▸ Task statement: Reproduce all the lines exactly as they stand, apart from the pictures.

>> Begin

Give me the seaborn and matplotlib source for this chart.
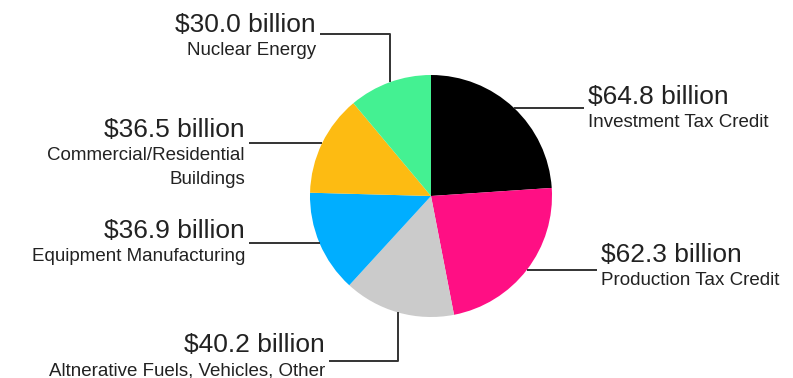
import numpy as np
import matplotlib.pyplot as plt
import seaborn as sns

# IRA clean energy tax credits, billions of dollars
amounts = [64.8, 62.3, 40.2, 36.9, 36.5, 30.0]
categories = ["Investment Tax Credit", "Production Tax Credit",
              "Altnerative Fuels, Vehicles, Other", "Equipment Manufacturing",
              "Commercial/Residential\nBuildings", "Nuclear Energy"]
slice_colors = ["#000000", "#ff0f84", "#cbcbcb", "#00aeff", "#fdbb12", "#44f192"]

# label layout in pixel coords (y from top): text x, main baseline y, line y, alignment, elbow
label_x = [588, 601, 325, 245, 245, 316]
label_y = [104, 262, 352, 238, 137, 32]
line_y = [None, None, 361, None, None, 34]
label_ha = ["left", "left", "right", "right", "right", "right"]

W, H = 793, 378
sns.set_theme(style="white")
plt.rcParams["font.family"] = ["Liberation Sans", "DejaVu Sans"]

fig = plt.figure(figsize=(W / 100, H / 100), dpi=100)
ax = fig.add_axes([0, 0, 1, 1])

cx, cy, r = 431, 196, 121
wedges, _ = ax.pie(amounts, colors=slice_colors, startangle=-90, counterclock=True,
                   center=(cx, cy), radius=r, frame=True,
                   wedgeprops=dict(linewidth=0))

ax.set_xlim(0, W)
ax.set_ylim(H, 0)
ax.set_aspect("equal")
ax.axis("off")

ink = "#222222"
for w, val, name, tx, ty, ly, ha in zip(wedges, amounts, categories,
                                        label_x, label_y, line_y, label_ha):
    mid = np.deg2rad((w.theta1 + w.theta2) / 2)
    ax0, ay0 = cx + r * np.cos(mid), cy + r * np.sin(mid)
    gap = 4 if ha == "left" else -4
    end_x = tx - gap
    if ly is None:
        xs, ys = [ax0, end_x], [ay0, ay0]
    else:
        xs, ys = [ax0, ax0, end_x], [ay0, ly, ly]
    ax.plot(xs, ys, color="#333333", lw=1.4, solid_capstyle="butt")
    ax.text(tx, ty, f"${val:.1f} billion", ha=ha, va="baseline",
            fontsize=19, color=ink)
    ax.text(tx, ty + 10, name, ha=ha, va="top", fontsize=13.5, color=ink,
            linespacing=1.5, multialignment=ha)

fig.savefig("out.png", dpi=100, facecolor="white")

>> End

▸ Reply to the exercise:
Give me the seaborn and matplotlib source for this chart.
import numpy as np
import matplotlib.pyplot as plt
import seaborn as sns

# IRA clean energy tax credits, billions of dollars
amounts = [64.8, 62.3, 40.2, 36.9, 36.5, 30.0]
categories = ["Investment Tax Credit", "Production Tax Credit",
              "Altnerative Fuels, Vehicles, Other", "Equipment Manufacturing",
              "Commercial/Residential\nBuildings", "Nuclear Energy"]
slice_colors = ["#000000", "#ff0f84", "#cbcbcb", "#00aeff", "#fdbb12", "#44f192"]

# label layout in pixel coords (y from top): text x, main baseline y, line y, alignment, elbow
label_x = [588, 601, 325, 245, 245, 316]
label_y = [104, 262, 352, 238, 137, 32]
line_y = [None, None, 361, None, None, 34]
label_ha = ["left", "left", "right", "right", "right", "right"]

W, H = 793, 378
sns.set_theme(style="white")
plt.rcParams["font.family"] = ["Liberation Sans", "DejaVu Sans"]

fig = plt.figure(figsize=(W / 100, H / 100), dpi=100)
ax = fig.add_axes([0, 0, 1, 1])

cx, cy, r = 431, 196, 121
wedges, _ = ax.pie(amounts, colors=slice_colors, startangle=-90, counterclock=True,
                   center=(cx, cy), radius=r, frame=True,
                   wedgeprops=dict(linewidth=0))

ax.set_xlim(0, W)
ax.set_ylim(H, 0)
ax.set_aspect("equal")
ax.axis("off")

ink = "#222222"
for w, val, name, tx, ty, ly, ha in zip(wedges, amounts, categories,
                                        label_x, label_y, line_y, label_ha):
    mid = np.deg2rad((w.theta1 + w.theta2) / 2)
    ax0, ay0 = cx + r * np.cos(mid), cy + r * np.sin(mid)
    gap = 4 if ha == "left" else -4
    end_x = tx - gap
    if ly is None:
        xs, ys = [ax0, end_x], [ay0, ay0]
    else:
        xs, ys = [ax0, ax0, end_x], [ay0, ly, ly]
    ax.plot(xs, ys, color="#333333", lw=1.4, solid_capstyle="butt")
    ax.text(tx, ty, f"${val:.1f} billion", ha=ha, va="baseline",
            fontsize=19, color=ink)
    ax.text(tx, ty + 10, name, ha=ha, va="top", fontsize=13.5, color=ink,
            linespacing=1.5, multialignment=ha)

fig.savefig("out.png", dpi=100, facecolor="white")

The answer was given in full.